More and more shoppers are turning to e-commerce, but online merchants’ payment practices leave them poorly positioned to exploit this trend for sales, according to a recently released report.
Notably, the biggest online and multichannel retailers meet on average only 36% of criteria for payment options, according to Javelin Strategy & Research, which produced the report. The same merchants provided only 40% of what the research firm was looking for in payments information, while meeting just 48% of payments-security criteria. On a fourth category, customer support, they did better, satisfying 68% of Javelin’s requirements, on average. Pleasanton, Calif.-based Javelin evaluated 20 sites from among a list of the 50 biggest online merchants for its report, called “2011 Online Retail Payments Scorecard.”

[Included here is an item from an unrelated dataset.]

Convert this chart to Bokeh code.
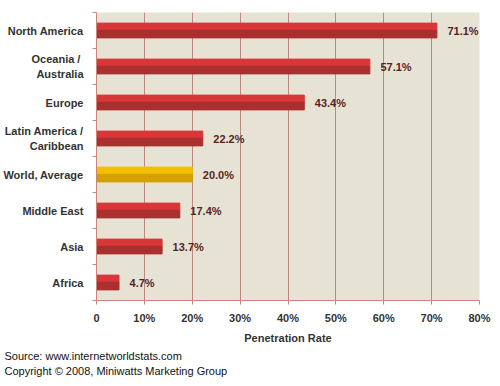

In payments information, the firm looked for such items as lists of payment methods accepted, spelled-out payment offers, and policies covering liability, shipping, and returns. For payment options, it searched for both established and alternative payment methods, including prepaid card acceptance and PIN debit. For security, sites were evaluated according to whether they offered electronic receipts, secure logins, and privacy and liability policies. And in customer support, Javelin looked for contact information, an FAQ page, purchase guarantees, rewards programs, and social-media integration, among other criteria. The firm scored sites according to what a customer would see when visiting, as well as information gleaned from retailers’ call centers. Sites were evaluated in July and August.

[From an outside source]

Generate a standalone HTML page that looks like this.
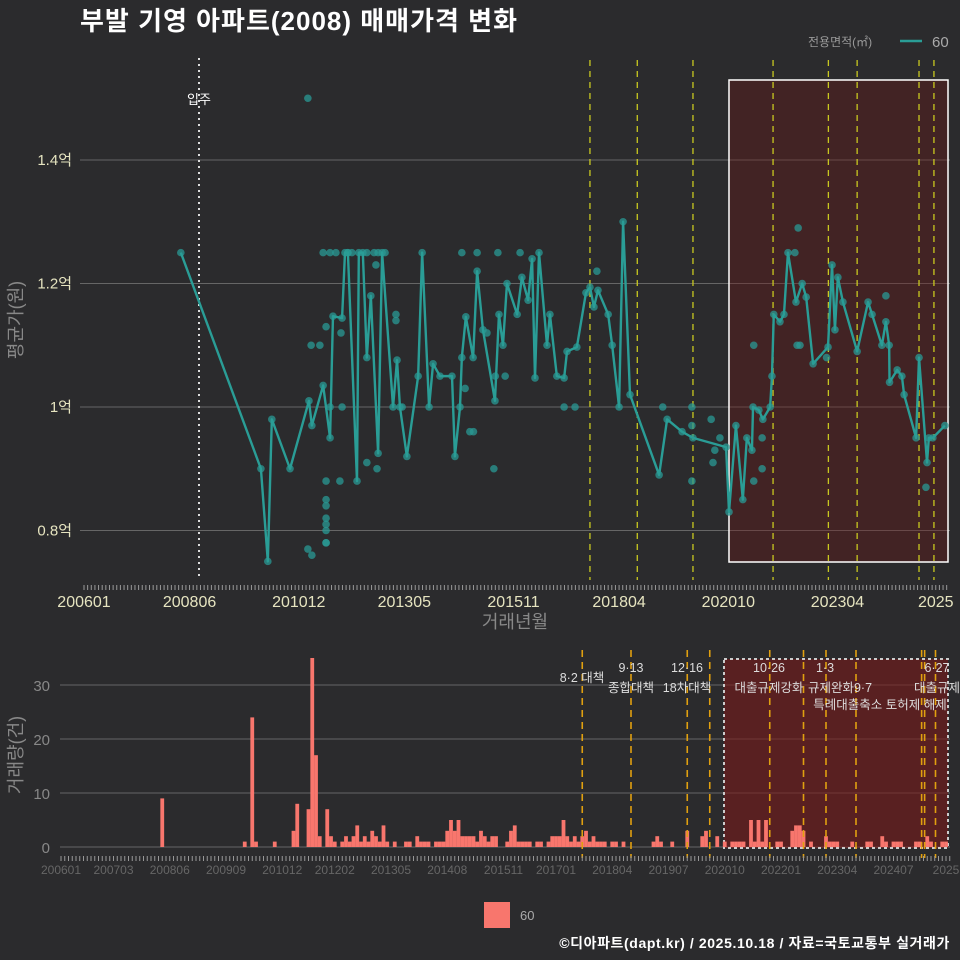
<!DOCTYPE html>
<html><head><meta charset="utf-8">
<style>
html,body{margin:0;padding:0;background:#2b2b2d;}
body{width:960px;height:960px;overflow:hidden;font-family:"Liberation Sans","Noto Sans CJK KR",sans-serif;}
svg{display:block;}
svg text{font-family:"Liberation Sans","Noto Sans CJK KR",sans-serif;}
</style></head>
<body>
<svg id="chart" width="960" height="960" xmlns="http://www.w3.org/2000/svg">
<rect x="0" y="0" width="960" height="960" fill="#2b2b2d"/>
<text x="80" y="30" fill="#ffffff" font-size="26" font-weight="bold" letter-spacing="1">부발 기영 아파트(2008) 매매가격 변화</text>
<g>
<text x="808" y="46" fill="#999" font-size="12">전용면적(㎡)</text>
<line x1="900" y1="41" x2="922" y2="41" stroke="#2a9d96" stroke-width="2.5"/>
<text x="932" y="47" fill="#aaa" font-size="15">60</text>
</g>
<g id="topchart"></g>
<g id="bottomchart"></g>
<g>
<rect x="484" y="902" width="26" height="26" fill="#f8766d"/>
<text x="520" y="920" fill="#aaa" font-size="13">60</text>
</g>
<text x="950" y="948" fill="#ffffff" font-size="14" font-weight="bold" letter-spacing="0.6" text-anchor="end">©디아파트(dapt.kr) / 2025.10.18 / 자료=국토교통부 실거래가</text>
</svg>
<script>
// ---- price line data (month index from 2006-01, price in 억) ----
const lineMonths = [26.6,48.6,50.5,51.6,56.6,61.8,62.6,65.7,67.6,68.4,70.9,71.7,72.5,75.0,75.5,76.6,77.7,78.8,80.8,81.9,84.9,86.0,86.8,88.7,91.8,92.9,94.8,95.9,97.8,101.1,101.9,103.3,103.8,104.9,106.9,108.0,109.6,112.9,114.0,115.1,116.2,119.0,120.3,122.0,123.1,123.9,125.0,127.2,128.0,129.9,131.9,132.7,135.4,137.9,139.0,140.1,141.2,144.0,145.1,147.0,148.1,150.0,158.0,160.2,164.3,167.3,176.4,177.2,179.1,181.0,182.1,183.5,183.8,185.4,186.5,188.5,189.0,189.5,191.2,192.3,193.4,195.6,197.3,198.4,200.3,204.4,205.5,206.3,207.1,208.5,212.4,215.4,216.5,219.2,220.3,221.2,221.3,223.4,224.7,225.3,228.6,229.4,231.6,232.1,233.2,236.5];
const lineValues = [1.25,0.90,0.75,0.98,0.90,1.01,0.97,1.035,0.95,1.147,1.144,1.25,1.25,0.88,1.25,1.25,1.08,1.18,0.925,1.25,1.0,1.076,1.0,0.92,1.05,1.25,1.0,1.07,1.05,1.05,0.92,1.0,1.08,1.146,1.08,1.22,1.125,1.01,1.15,1.10,1.20,1.15,1.21,1.173,1.24,1.047,1.25,1.10,1.15,1.05,1.047,1.09,1.097,1.185,1.194,1.162,1.189,1.15,1.10,1.0,1.30,1.02,0.89,0.98,0.96,0.95,0.935,0.83,0.97,0.85,0.95,0.93,1.0,0.995,0.98,1.0,1.05,1.15,1.138,1.15,1.25,1.17,1.20,1.178,1.07,1.097,1.23,1.125,1.21,1.17,1.09,1.17,1.15,1.10,1.138,1.10,1.04,1.06,1.05,1.02,0.95,1.08,0.91,0.95,0.95,0.97];
// ---- individual trade points ----
const pointMonths = [61.5,66.5,66.5,66.5,66.5,66.5,66.5,66.5,66.5,61.5,62.6,62.4,64.8,66.5,70.6,70.3,77.7,80.5,85.7,85.7,65.7,67.6,69.2,72.5,73.6,77.7,79.7,82.7,80.8,80.2,67.6,70.9,87.4,103.8,108,113.7,119.8,112.6,106,107,110.7,104.7,113,115.7,131.9,134.9,140.9,159,167,167,167,172.3,173.3,172.8,174.7,196.2,195.3,184,195.9,196.7,204,220.3,186.3,186.3,184,231.3];
const pointValues = [1.5,0.88,0.85,0.84,0.82,0.81,0.80,0.78,0.78,0.77,0.76,1.10,1.10,1.13,1.12,0.88,0.91,0.90,1.15,1.14,1.25,1.25,1.25,1.25,1.25,1.25,1.25,1.25,1.25,1.23,1.0,1.0,1.0,1.25,1.25,1.25,1.25,0.90,0.96,0.96,1.12,1.03,1.05,1.05,1.0,1.0,1.22,1.0,1.0,0.97,0.88,0.98,0.93,0.91,0.95,1.29,1.25,1.10,1.10,1.10,1.08,1.18,0.95,0.90,0.88,0.87];
const yTickValues = [0.8,1.0,1.2,1.4];
const yTickLabels = ["0.8억","1억","1.2억","1.4억"];
const xTickMonths = [0,29,59,88,118,147,177,207,234];
const xTickLabels = ["200601","200806","201012","201305","201511","201804","202010","202304","2025"];
const topPolicyMonths = [139,152,167.3,189.3,204.5,212.4,229.4,233.5];
// ---- volume data ----
const barMonths = [27,49,51,52,57,62,63,66,67,68,69,71,72,73,75,76,77,78,79,80,81,82,83,84,85,86,87,89,92,93,95,96,97,98,100,101,102,103,104,105,106,107,108,109,110,111,112,113,114,115,116,119,120,121,122,123,124,125,127,128,130,131,132,133,134,135,136,137,138,139,140,141,142,143,144,145,147,148,150,158,159,160,163,167,171,172,175,177,179,180,181,182,184,185,186,187,188,191,192,195,196,197,198,200,204,205,206,207,211,215,216,219,220,222,223,224,228,229,231,232,235,236];
const barCounts = [9,1,24,1,1,3,8,7,35,17,2,7,2,1,1,2,1,2,4,1,2,1,3,2,1,4,1,1,1,1,2,1,1,1,1,1,1,3,5,3,5,2,2,2,2,1,3,2,1,2,2,1,3,4,1,1,1,1,1,1,1,2,2,2,5,2,1,2,1,2,3,1,2,1,1,1,1,1,1,1,2,1,1,3,2,3,2,1,1,1,1,1,5,1,5,1,5,1,1,3,4,4,3,1,2,1,1,1,1,1,1,2,1,1,1,1,1,1,2,1,1,1];
const volTickValues = [0,10,20,30];
const volTickLabels = ["0","10","20","30"];
const volXTickMonths = [0,14,29,44,59,73,88,103,118,132,147,162,177,192,207,222,236];
const volXTickLabels = ["200601","200703","200806","200909","201012","201202","201305","201408","201511","201701","201804","201907","202010","202201","202304","202407","2025"];
const volPolicyMonths = [139,152,167,173,189,198,204,212,229.5,230.3,233.2];

const NS="http://www.w3.org/2000/svg";
function mk(parent,tag,attrs){const e=document.createElementNS(NS,tag);for(const k in attrs)e.setAttribute(k,attrs[k]);parent.appendChild(e);return e;}
const xT=m=>84+m*3.64;
const yT=v=>407-(v-1.0)*617.5;
const xB=m=>61+m*3.75;
const yB=c=>847-c*5.4;

// ---------- TOP CHART ----------
const topG=document.getElementById('topchart');
yTickValues.forEach((v,i)=>{
  const g=mk(topG,'line',{x1:80,x2:950,y1:yT(v),y2:yT(v),stroke:'#666','stroke-width':1});
  
  
  const t=mk(topG,'text',{x:72,y:yT(v)+5,fill:'#e6e4c0','font-size':15,'text-anchor':'end'});
  t.textContent=yTickLabels[i];
  
  
});
const hb=mk(topG,'rect',{x:729,y:80,width:219,height:482,fill:'rgba(110,20,20,0.35)',stroke:'#ffffff','stroke-width':1.5});


const mi=mk(topG,'line',{x1:199,x2:199,y1:58,y2:580,stroke:'#dddddd','stroke-width':2,'stroke-dasharray':'2 4'});


const mt=mk(topG,'text',{x:199,y:104,fill:'#ffffff','font-size':13,'text-anchor':'middle'});
mt.textContent='입주';


topPolicyMonths.forEach(m=>{
  const l=mk(topG,'line',{x1:xT(m),x2:xT(m),y1:60,y2:580,stroke:'#c8c820','stroke-width':1.3,'stroke-dasharray':'6 5'});
  
  
});
pointMonths.forEach((m,i)=>{
  const c=mk(topG,'circle',{cx:xT(m),cy:yT(pointValues[i]),r:3.8,fill:'#2a9a94','fill-opacity':0.75});
  
  
});
lineMonths.forEach((m,i)=>{
  const c=mk(topG,'circle',{cx:xT(m),cy:yT(lineValues[i]),r:3.8,fill:'#2a9a94','fill-opacity':0.75});
  
  
});
const pl=mk(topG,'polyline',{points:lineMonths.map((m,i)=>xT(m)+','+yT(lineValues[i])).join(' '),fill:'none',stroke:'#2a9d96','stroke-width':2.4,'stroke-linejoin':'round'});


for(let m=0;m<=237;m++){
  const tk=mk(topG,'line',{x1:xT(m),x2:xT(m),y1:585,y2:590,stroke:'#999','stroke-width':1});
  
  
}
xTickMonths.forEach((m,i)=>{
  const t=mk(topG,'text',{x:xT(m),y:607,fill:'#e6e4c0','font-size':16,'text-anchor':'middle'});
  t.textContent=xTickLabels[i];
  
  
});
const xt=mk(topG,'text',{x:515,y:628,fill:'#888','font-size':18,'text-anchor':'middle'});
xt.textContent='거래년월';


const yt=mk(topG,'text',{x:0,y:0,fill:'#888','font-size':18,'text-anchor':'middle',transform:'translate(22,320) rotate(-90)'});
yt.textContent='평균가(원)';



// ---------- BOTTOM CHART ----------
const botG=document.getElementById('bottomchart');
volTickValues.forEach((v,i)=>{
  const g=mk(botG,'line',{x1:60,x2:950,y1:yB(v),y2:yB(v),stroke:'#666','stroke-width':1});
  
  
  const t=mk(botG,'text',{x:50,y:yB(v)+6,fill:'#888','font-size':15,'text-anchor':'end'});
  t.textContent=volTickLabels[i];
  
  
});
const hb2=mk(botG,'rect',{x:724,y:659,width:224,height:189,fill:'rgba(120,25,25,0.6)',stroke:'#cccccc','stroke-width':2,'stroke-dasharray':'3 3'});


barMonths.forEach((m,i)=>{
  const h=barCounts[i]*5.4;
  const r=mk(botG,'rect',{x:xB(m)-1.9,y:yB(barCounts[i]),width:3.8,height:h,fill:'#f8766d'});
  
  
});
volPolicyMonths.forEach((m,i)=>{
  const l=mk(botG,'line',{x1:xB(m),x2:xB(m),y1:650,y2:858,stroke:'#e0a010','stroke-width':1.6,'stroke-dasharray':'7 5'});
  
  
});
const ann=[["8·2 대책",582,682],["9·13",631,672],["종합대책",631,692],["12·16",687,672],["18차대책",687,692],["10·26",769,672],["대출규제강화",769,692],["1·3",825,672],["규제완화9·7",840,692],["특례대출축소 토허제 해제",880,709],["6·27",937,672],["대출규제",937,692]];
ann.forEach(a=>{
  const t=mk(botG,'text',{x:a[1],y:a[2],fill:'#dddddd','font-size':12.5,'text-anchor':'middle'});
  t.textContent=a[0];
  
  
});
for(let m=0;m<=237;m++){
  const tk=mk(botG,'line',{x1:xB(m),x2:xB(m),y1:856,y2:861,stroke:'#999','stroke-width':1});
  
  
}
volXTickMonths.forEach((m,i)=>{
  const t=mk(botG,'text',{x:xB(m),y:874,fill:'#666','font-size':12,'text-anchor':'middle'});
  t.textContent=volXTickLabels[i];
  
  
});
const vt=mk(botG,'text',{x:0,y:0,fill:'#888','font-size':18,'text-anchor':'middle',transform:'translate(22,755) rotate(-90)'});
vt.textContent='거래량(건)';


</script>
</body></html>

The lackluster payments performance comes as consumers are increasingly adopting online shopping. Consumers spent $249 billon with online retailers in 2010, up 18% over 2009 despite a recession and anemic recovery, according to Javelin. The report projects $285 billion in spending for this year, a 14% increase, though Javelin says it will release an updated projection in December. Some 34% of consumers say they made an online purchase in the past seven days, up from 27% in 2009, according to a Javelin survey.
But such factors as inadequate disclosure of payment methods or the absence of methods favored by consumers could lead to customer frustration and shopping-cart abandonment, keeping merchants from tapping into this trend as fully as they might. “Merchants that enhance their online shopping websites have the potential to collect a greater share of revenue from frequent online shoppers,” the report says.
Among Javelin’s recommendations for online merchants: spell out accepted payment types on the home page, product pages, and shopping-cart page, either listing them or using a link to a page that lists them; don’t limit payment methods to credit and signature debit (Javelin found most merchants that go beyond these standbys offer only PayPal and Bill Me Later; only one merchant in its group, Amazon.com, offers PIN debit); adopt authentication technologies such as Verified by Visa and post an FAQ page addressing fraud and security concerns, including phishing and identity protection.